Commentary Magazine


Obama Turned on Israel but Dershowitz Won’t Turn on Obama

The Obama administration’s decision to pick a quarrel with the Jewish state over settlements, Jerusalem, and how to deal with a nuclear Iran, are all light years away from the down-the-line support for Israel that candidate Obama and his Jewish surrogates articulated throughout the campaign. This leaves those Democrats who spent 2008 vouching for Barack Obama’s bona fides as a supporter of Israel, with, as they used to say on “I Love Lucy,” a lot of ‘splainin’ to do.

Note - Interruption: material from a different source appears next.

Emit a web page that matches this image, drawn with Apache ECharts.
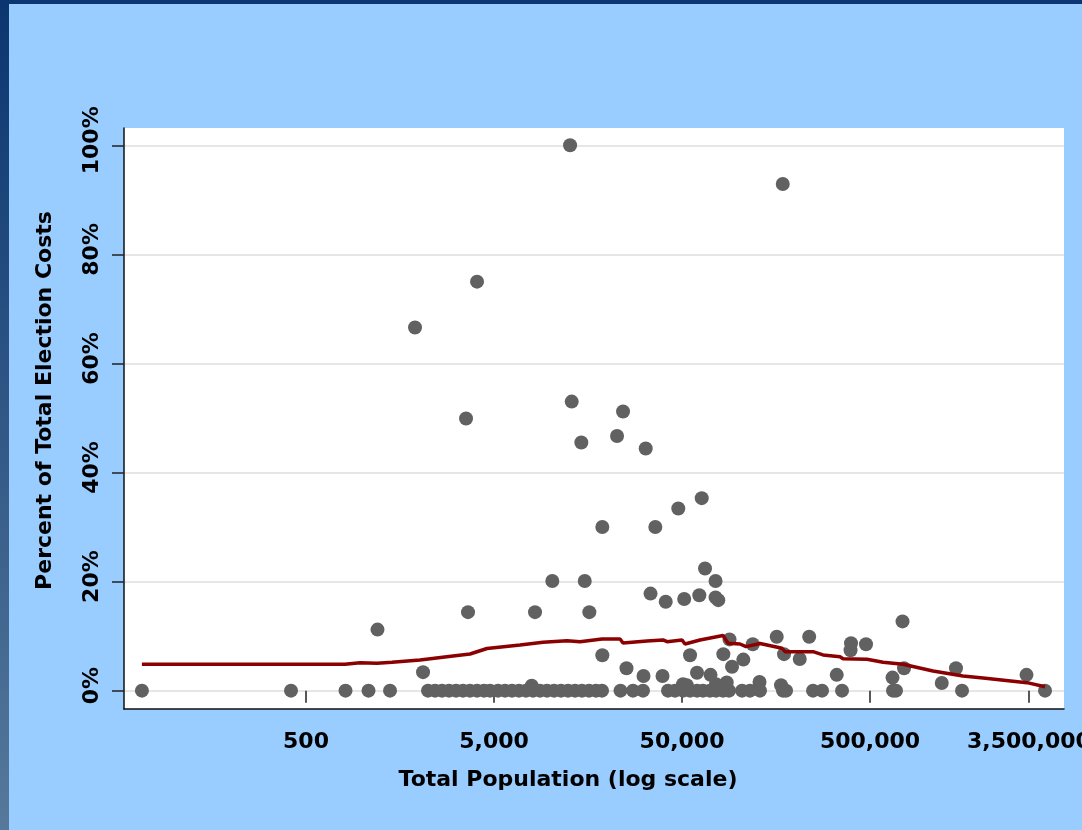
<!DOCTYPE html>
<html>
<head>
<meta charset="utf-8">
<script src="https://cdn.jsdelivr.net/npm/echarts@6/dist/echarts.min.js"></script>
<style>
html,body{margin:0;padding:0;background:#99CCFF;}
#chart{width:1082px;height:830px;}
</style>
</head>
<body>
<div id="chart"></div>
<script>
// ---- data ----
const xTickValues = [500, 5000, 50000, 500000, 3500000];
const yTickValues = [0, 20, 40, 60, 80, 100];

const pointPop = [
  12690, 171700, 4061, 1900, 3549, 12950, 24280, 14570, 22560, 32050,
  63650, 47770, 18840, 36060, 66270, 10210, 15190, 75390, 34000, 40950,
  51360, 61800, 75390, 77930, 3636, 8262, 16070, 1200, 744400, 18840,
  2096, 25330, 31200, 39380, 55160, 60080, 70890, 82940, 89440, 92260,
  105950, 118900, 86460, 129200, 159500, 237400, 174400, 211400, 168100, 332600,
  396200, 393900, 476000, 658600, 758300, 1204000, 1433000, 3399000, 7934, 52970,
  50610, 75850,
  67, 416, 811, 1075, 1399, 2228, 2428, 2645, 2881, 3140,
  3421, 3726, 4061, 4424, 4762, 5251, 5720, 6232, 6792, 7400,
  8063, 8785, 9570, 10430, 11360, 12380, 13490, 14690, 16010, 17440,
  18770, 23540, 27440, 31010, 42120, 45900, 50610, 55160, 60080, 64670,
  70450, 75850, 82640, 88920, 104300, 115000, 129970, 172300, 178800, 248800,
  277800, 354900, 662600, 687500, 1543000, 4265000
];
const pointPct = [
  100, 92.9, 75.0, 66.6, 49.9, 53.0, 51.2, 45.5, 46.7, 44.4,
  35.3, 33.4, 30.0, 30.0, 22.4, 20.1, 20.1, 20.1, 17.8, 16.3,
  16.8, 17.5, 17.1, 16.6, 14.4, 14.4, 14.4, 11.2, 12.7, 6.5,
  3.4, 4.1, 2.7, 2.7, 6.5, 3.3, 2.9, 6.7, 9.4, 4.4,
  5.7, 8.5, 1.5, 1.6, 9.9, 9.9, 6.7, 5.8, 1.0, 2.9,
  8.7, 7.4, 8.5, 2.4, 4.1, 1.4, 4.1, 2.9, 0.9, 1.0,
  1.2, 1.2,
  0, 0, 0, 0, 0, 0, 0, 0, 0, 0,
  0, 0, 0, 0, 0, 0, 0, 0, 0, 0,
  0, 0, 0, 0, 0, 0, 0, 0, 0, 0,
  0, 0, 0, 0, 0, 0, 0, 0, 0, 0,
  0, 0, 0, 0, 0, 0, 0, 0, 0, 0,
  0, 0, 0, 0, 0, 0
];

const linePop = [
  67, 806, 969, 1193, 1433, 2020, 3026, 3726, 4590, 6877,
  9112, 12225, 14332, 18770, 23395, 24275, 32560, 39615, 41600, 50000,
  51880, 62330, 82640, 87850, 101740, 109500, 129970, 170200, 176600, 248800,
  281200, 346300, 359300, 481900, 586400, 748900, 1081400, 1561700, 1995800, 3420000,
  4265000
];
const linePct = [
  4.84, 4.84, 5.13, 5.02, 5.21, 5.63, 6.36, 6.73, 7.74, 8.38,
  8.87, 9.17, 8.98, 9.48, 9.48, 8.75, 9.11, 9.30, 8.98, 9.30,
  8.56, 9.30, 10.12, 8.69, 8.56, 8.07, 8.65, 7.77, 7.15, 7.15,
  6.55, 6.23, 5.87, 5.76, 5.21, 4.84, 3.61, 2.70, 2.33, 1.47,
  0.73
];

const xMin = 53.8, xMax = 5380000;
const yMin = -3.36, yMax = 103.17;

// ---- chart ----
const font = 'DejaVu Sans';
const chart = echarts.init(document.getElementById('chart'), null, {renderer: 'canvas'});

const option = {
  backgroundColor: '#99CCFF',
  animation: false,
  graphic: [
    {type: 'rect', left: 0, top: 0, z: 100,
     shape: {x: 0, y: 0, width: 1082, height: 4},
     style: {fill: '#0B3672'}},
    {type: 'rect', left: 0, top: 0, z: 100,
     shape: {x: 0, y: 0, width: 9, height: 830},
     style: {fill: new echarts.graphic.LinearGradient(0, 0, 0, 1, [
       {offset: 0, color: '#0A3570'},
       {offset: 1, color: '#56799B'}
     ])}}
  ],
  grid: {
    left: 124, right: 18, top: 128, bottom: 121,
    containLabel: false, outerBoundsMode: 'none',
    show: true, backgroundColor: '#ffffff', borderWidth: 0
  },
  xAxis: [
    {
      type: 'log', logBase: 10, min: xMin, max: xMax,
      axisLine: {show: true, onZero: false, lineStyle: {color: '#111', width: 1.5}},
      axisTick: {show: false}, axisLabel: {show: false},
      splitLine: {show: false}, minorTick: {show: false}, minorSplitLine: {show: false}
    },
    {
      type: 'value', position: 'bottom',
      min: Math.log10(xMin), max: Math.log10(xMax),
      axisLine: {show: false},
      axisTick: {show: true, length: 12, customValues: xTickValues.map(Math.log10),
                 lineStyle: {color: '#222', width: 1.5}},
      axisLabel: {
        customValues: xTickValues.map(Math.log10),
        margin: 22,
        formatter: v => Math.round(Math.pow(10, v)).toLocaleString('en-US'),
        color: '#000', fontFamily: font, fontWeight: 'bold', fontSize: 22
      },
      splitLine: {show: false},
      name: 'Total Population (log scale)',
      nameLocation: 'middle', nameGap: 60,
      nameTextStyle: {color: '#000', fontFamily: font, fontWeight: 'bold', fontSize: 22,
                      padding: [0, 52, 0, 0]}
    }
  ],
  yAxis: {
    type: 'value', min: yMin, max: yMax,
    axisLine: {show: true, onZero: false, lineStyle: {color: '#111', width: 1.5}},
    axisTick: {show: true, length: 12, customValues: yTickValues,
               lineStyle: {color: '#222', width: 1.5}},
    axisLabel: {
      customValues: yTickValues, rotate: 90, margin: 21,
      formatter: '{value}%', padding: [0, 0, 0, 10],
      color: '#000', fontFamily: font, fontWeight: 'bold', fontSize: 22
    },
    splitLine: {show: true, lineStyle: {color: '#e6e6e6', width: 2}},
    name: 'Percent of Total Election Costs',
    nameLocation: 'middle', nameGap: 68,
    nameTextStyle: {color: '#000', fontFamily: font, fontWeight: 'bold', fontSize: 22,
                    padding: [0, 0, 0, 36]}
  },
  series: [
    {
      type: 'scatter', xAxisIndex: 0, yAxisIndex: 0,
      symbol: 'circle', symbolSize: 14,
      itemStyle: {color: '#616161', opacity: 1},
      data: pointPop.map((p, i) => [p, pointPct[i]]),
      z: 2
    },
    {
      type: 'line', xAxisIndex: 0, yAxisIndex: 0,
      showSymbol: false, symbol: 'none',
      lineStyle: {color: '#8B0000', width: 3.5},
      data: linePop.map((p, i) => [p, linePct[i]]),
      z: 3
    }
  ]
};
chart.setOption(option);
</script>
</body>
</html>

And none of them have as much to answer for as Harvard Law’s Alan Dershowitz who used his status as a celebrity author and personality to good effect on Obama’s behalf. It should be stipulated that while Dershowitz is, and always has been, a proud and loud liberal and though his sympathies have always similarly been with the Left of the Israeli political spectrum, there can be no questioning his long and honorable record of backing Israel. Few have been as articulate in making a principled stand on behalf of its right to self-defense against terrorism. Indeed, last year he argued that George W. Bush had earned the right to be considered a great friend of Israel (something most liberals would never admit to). But he nevertheless considered an Obama victory as a victory for Zionism, specifically because having a popular liberal president who cared about the Jewish state would be an improvement over a situation in which its greatest American champion was a deeply unpopular conservative Republican.

All of this makes Obama’s flipping on Israel issues during the last six months an acute embarrassment for Dershowitz, who tries to argue his way out of a corner in an unpersuasive op-ed in today’s Wall Street Journal.

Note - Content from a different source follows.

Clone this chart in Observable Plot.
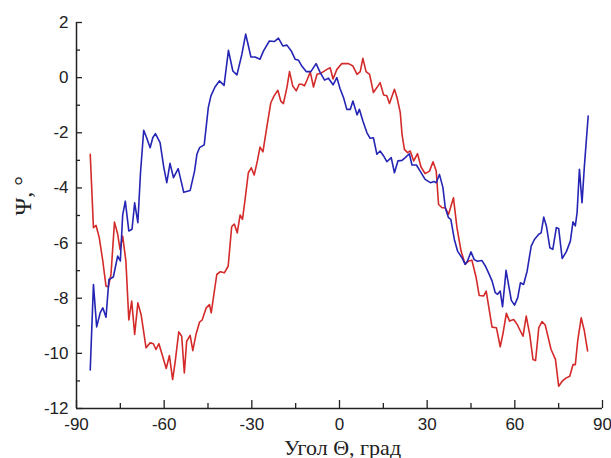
<!DOCTYPE html>
<html>
<head>
<meta charset="utf-8">
<script src="https://cdn.jsdelivr.net/npm/d3@7"></script>
<script src="https://cdn.jsdelivr.net/npm/@observablehq/plot@0.6"></script>
<style>
  html, body { margin: 0; padding: 0; background: #fff; }
</style>
</head>
<body>
<div id="chart"></div>
<script>
const redTheta = [-85.3,-84.2,-83.3,-82.2,-81.0,-79.9,-79.1,-78.2,-77.0,-75.9,-75.1,-74.2,-73.1,-72.1,-71.1,-70.1,-69.0,-67.9,-66.2,-64.8,-63.7,-62.8,-61.8,-60.7,-59.3,-58.2,-57.1,-56.2,-55.0,-54.0,-53.1,-52.3,-51.1,-50.2,-49.1,-47.9,-47.0,-45.6,-44.5,-43.9,-42.0,-40.8,-39.4,-38.1,-36.9,-36.0,-35.0,-34.0,-33.2,-32.3,-31.2,-30.2,-29.2,-28.1,-27.2,-26.2,-24.9,-23.5,-22.4,-21.1,-20.1,-19.2,-18.0,-17.1,-16.0,-14.8,-13.8,-12.9,-12.0,-11.0,-10.0,-8.9,-7.7,-6.6,-5.5,-4.3,-3.2,-2.2,-0.9,0.8,3.1,4.6,6.0,7.1,8.0,9.1,10.3,11.6,12.8,13.9,15.1,16.2,17.1,18.8,19.7,20.8,21.4,22.2,23.3,24.2,25.4,26.7,27.9,29.3,30.8,32.0,33.1,33.9,35.1,36.2,37.3,39.0,40.2,41.6,43.0,44.2,45.3,46.7,47.8,49.3,50.2,52.2,53.7,55.0,55.9,57.1,58.2,59.6,60.8,61.9,62.8,63.9,65.1,66.2,67.1,68.2,69.3,70.4,71.6,72.4,73.9,75.0,76.2,77.6,78.8,79.9,80.7,81.5,82.7,83.8,84.9];
const redPsi = [-2.78,-5.44,-5.36,-5.81,-6.65,-7.56,-7.59,-7.14,-5.24,-5.68,-6.23,-5.75,-6.65,-8.79,-8.10,-9.31,-8.17,-8.59,-9.80,-9.62,-9.65,-9.86,-9.65,-10.04,-10.55,-10.08,-10.95,-10.28,-9.22,-9.38,-10.71,-9.56,-9.35,-9.90,-9.31,-8.87,-8.79,-8.35,-8.23,-8.53,-7.14,-7.04,-7.08,-6.84,-5.41,-5.31,-5.63,-4.98,-5.14,-4.41,-3.45,-3.27,-3.53,-3.02,-2.52,-2.69,-1.81,-0.91,-0.66,-0.46,-0.85,-0.94,-0.36,0.22,-0.30,-0.48,-0.24,-0.24,-0.30,-0.06,0.21,-0.34,0.12,0.15,0.22,0.30,0.36,-0.05,0.30,0.51,0.51,0.42,0.12,0.22,0.70,0.22,0.12,-0.54,-0.36,-0.18,-0.63,-0.66,-0.94,-0.42,-0.73,-1.27,-2.06,-2.60,-2.72,-2.66,-3.02,-2.76,-3.24,-3.48,-3.39,-3.05,-3.39,-4.60,-4.72,-4.72,-4.96,-4.36,-5.44,-6.29,-6.77,-6.65,-6.62,-7.22,-7.90,-7.92,-7.74,-9.05,-9.07,-9.76,-9.31,-8.55,-8.83,-8.77,-8.95,-9.19,-9.38,-8.65,-9.31,-10.22,-10.26,-9.07,-8.85,-8.97,-9.50,-9.86,-10.22,-11.19,-11.01,-10.89,-10.83,-10.41,-10.41,-9.56,-8.71,-9.19,-9.91];

const blueTheta = [-85.3,-84.2,-83.1,-81.9,-81.0,-79.9,-78.9,-77.4,-75.9,-75.0,-74.2,-73.3,-72.1,-71.0,-70.1,-69.0,-68.1,-67.0,-66.0,-64.8,-63.9,-63.0,-61.4,-60.1,-59.1,-58.0,-56.8,-55.2,-53.3,-51.1,-49.6,-48.8,-47.9,-46.3,-44.9,-44.0,-42.6,-41.1,-39.5,-38.0,-36.5,-35.1,-33.4,-32.1,-30.3,-28.9,-27.2,-26.0,-24.0,-22.3,-20.9,-19.4,-18.0,-16.5,-15.2,-14.0,-12.9,-11.4,-9.8,-8.0,-6.6,-5.1,-3.8,-2.2,-0.9,0.2,1.4,2.5,3.7,4.6,6.0,6.8,8.0,9.4,10.5,11.6,12.8,13.9,15.1,16.2,17.7,18.8,20.0,21.4,22.5,23.9,24.8,26.3,27.6,29.3,31.1,32.4,33.1,34.2,35.4,36.2,37.3,38.1,39.3,40.4,41.9,43.0,43.8,45.0,46.1,47.2,48.7,49.9,51.0,52.2,53.3,54.1,55.0,55.8,57.0,57.8,58.8,59.9,61.0,61.9,63.0,64.2,65.6,66.7,68.2,69.0,69.9,70.8,72.0,73.0,74.2,75.0,76.2,77.6,79.0,79.9,80.7,81.3,82.1,83.0,83.8,85.1];
const bluePsi = [-10.60,-7.50,-9.04,-8.53,-8.35,-8.69,-7.32,-7.23,-6.47,-6.65,-4.99,-4.48,-5.56,-5.50,-4.54,-5.26,-3.45,-1.91,-2.18,-2.54,-2.18,-2.03,-2.36,-3.27,-3.81,-3.11,-3.63,-3.30,-4.16,-4.09,-3.39,-2.78,-2.54,-2.44,-1.09,-0.66,-0.34,-0.12,-0.28,0.99,0.24,0.10,0.85,1.58,0.75,0.75,0.67,0.97,1.33,1.31,1.43,1.15,1.18,0.97,0.67,0.63,0.42,0.22,0.22,0.51,0.18,-0.09,-0.02,-0.26,0.0,-0.40,-0.73,-1.15,-1.15,-0.85,-1.35,-1.15,-1.57,-2.00,-2.20,-2.18,-2.78,-2.66,-2.84,-3.05,-2.90,-3.45,-3.02,-3.00,-2.90,-2.76,-3.17,-3.17,-3.39,-3.69,-3.81,-3.77,-3.81,-3.51,-3.99,-4.72,-5.08,-5.14,-5.87,-6.29,-6.53,-6.77,-6.65,-6.32,-6.60,-6.66,-6.63,-6.83,-7.08,-7.37,-7.80,-7.86,-7.74,-8.31,-6.99,-7.48,-8.08,-8.25,-7.98,-7.44,-7.50,-7.02,-6.11,-5.87,-5.68,-5.63,-5.06,-5.38,-6.17,-6.23,-5.44,-5.47,-6.56,-6.32,-5.93,-5.23,-5.38,-4.90,-3.32,-4.54,-3.21,-1.39];

const xMajor = [-90,-60,-30,0,30,60,90];
const xMinor = [-75,-45,-15,15,45,75];
const yMajor = [-12,-10,-8,-6,-4,-2,0,2];
const yMinor = [-11,-9,-7,-5,-3,-1,1];
const xTitle = "Угол Θ, град";
const yTitle = "Ψ, °";

const red = redTheta.map((t, i) => ({theta: t, psi: redPsi[i]}));
const blue = blueTheta.map((t, i) => ({theta: t, psi: bluePsi[i]}));

const fmt = d => String(d);
const axisColor = "#222";
const serif = "'Liberation Serif', 'Times New Roman', serif";

const chart = Plot.plot({
  width: 611,
  height: 458,
  marginLeft: 76,
  marginRight: 9,
  marginTop: 22,
  marginBottom: 50,
  style: {fontFamily: "'Liberation Sans', Arial, sans-serif", fontSize: "17px", color: axisColor, background: "#fff"},
  x: {domain: [-90, 90], label: null},
  y: {domain: [-12, 2], label: null},
  marks: [
    Plot.line(red, {x: "theta", y: "psi", stroke: "#d42a2a", strokeWidth: 1.6}),
    Plot.line(blue, {x: "theta", y: "psi", stroke: "#2525b5", strokeWidth: 1.6}),
    Plot.ruleY([-12], {stroke: axisColor, strokeWidth: 1.5}),
    Plot.ruleX([-90], {stroke: axisColor, strokeWidth: 1.5}),
    Plot.axisX(xMajor, {tickSize: 8, dy: -8, tickFormat: () => "", label: null, stroke: axisColor, strokeWidth: 1.3}),
    Plot.axisX(xMinor, {tickSize: 5, dy: -5, tickFormat: () => "", label: null, stroke: axisColor, strokeWidth: 1.3}),
    Plot.axisX(xMajor, {tickSize: 0, tickPadding: 9, tickFormat: fmt, label: null, fontSize: 17, fill: axisColor}),
    Plot.axisY(yMajor, {tickSize: 6, dx: 6, tickFormat: () => "", label: null, stroke: axisColor, strokeWidth: 1.3}),
    Plot.axisY(yMinor, {tickSize: 4, dx: 4, tickFormat: () => "", label: null, stroke: axisColor, strokeWidth: 1.3}),
    Plot.axisY(yMajor, {tickSize: 0, tickPadding: 8, tickFormat: fmt, label: null, fontSize: 17, fill: axisColor}),
    Plot.text([xTitle], {text: d => d, frameAnchor: "bottom", dx: 3, dy: 46, fontFamily: serif, fontSize: 22, fill: axisColor}),
    Plot.text([yTitle], {text: d => d, frameAnchor: "left", dx: -53, rotate: -90, fontFamily: serif, fontSize: 24, fill: axisColor})
  ]
});
document.getElementById("chart").appendChild(chart);
</script>
</body>
</html>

Dershowtiz’s thesis is that the spat over settlements is a perennial issue and that Obama’s stand is no worse than that of previous administrations. On Iran, he claims there is no real change from Obama’s campaign stand that a nuclear Iran is unacceptable. Unfortunately, the prominent appeals specialist’s brief for Obama would be laughed out of any court in the land.

First, as even Dershowitz concedes, “Rhetorically, the Obama team has definitely taken a harsher approach toward Israel compared to its tone during the campaign.” For a president to adopt such a tone while at the same time going into overdrive in an effort to make nice with Israel’s Arab and Islamic foes, speaks volumes about his sympathies. Obama’s snub of Israel during his recent Mideast tour coupled with his profligate use of moral equivalencies between Israel and its would-be destroyers (i.e., the Holocaust equals the flight of Palestinians during the War of Independence) was the sort of thing that would have had Dershowitz on his hind legs screaming “bloody murder” had it been done by a president he didn’t campaign for.

Dershowitz is also wrong about the settlements spat, not only because it is significant that this administration made it their top foreign-policy priority early on but also because they have sought to escalate the dispute rather than resolve it. The calls by Obama and Secretary of State Hillary Clinton for an absolute freeze on any settlement building, including those the Bush administration conceded would stay with Israel in any peace settlement, was a blow to the alliance between the two countries. While Dershowitz is right that most American Jews are not fans of the settlements, the State Department’s statement that such a freeze applies even to the city of Jerusalem is something that only left-wing extremists within the Jewish community would countenance. It was also an effort to raise the stakes in a showdown between the Obama team and that of Israeli prime minister Benjamin Netanyahu that no friend of Israel could regard with anything but trepidation.

On Iran, the situation is also far worse than Dershowitz lets on. Though he rightly acknowledges that White House Chief of Staff Rahm Emanuel’s statements attempting to link a settlements freeze with U.S. action on Iran is ill considered and must be repudiated by the administration, he fails to note how Obama’s much ballyhooed attempt to “engage” Iran undermined efforts to rally the nation to more awareness of the existential threat that Tehran’s nuclear program poses to Israel. Up until the last week when the election fiasco and crackdown on dissents forced Obama to toughen his stand on the regime, the administration gave every indication that it was prepared to live with a nuclear Iran, a position switch that Dershowitz admits would justify Jewish supporters’ repudiation of the president. The best he can offer us is a hope that Iran’s behavior will strengthen Obama’s will to resist. However, the talk in Washington about resuming engagement after a “decent interval” makes this nothing but a wish upon a Democratic star. His faith in veteran peace processor Dennis Ross as a bulwark against appeasement of Iran is a weak reed upon which to base a defense of Obama.

Dershowitz understands that the fears about Obama’s betrayal of his pro-Israel supporters are real. He even goes so far as to say that “there may be coming changes in the Obama administration’s policies that do weaken the security of the Jewish state … with Iran’s burgeoning nuclear threat, it’s important to be vigilant for any signs of weakening support for Israel’s security — and to criticize forcefully any such change.” He’s right about that. But he’s wrong when he tries in vain to pretend that such a moment didn’t arrive months ago.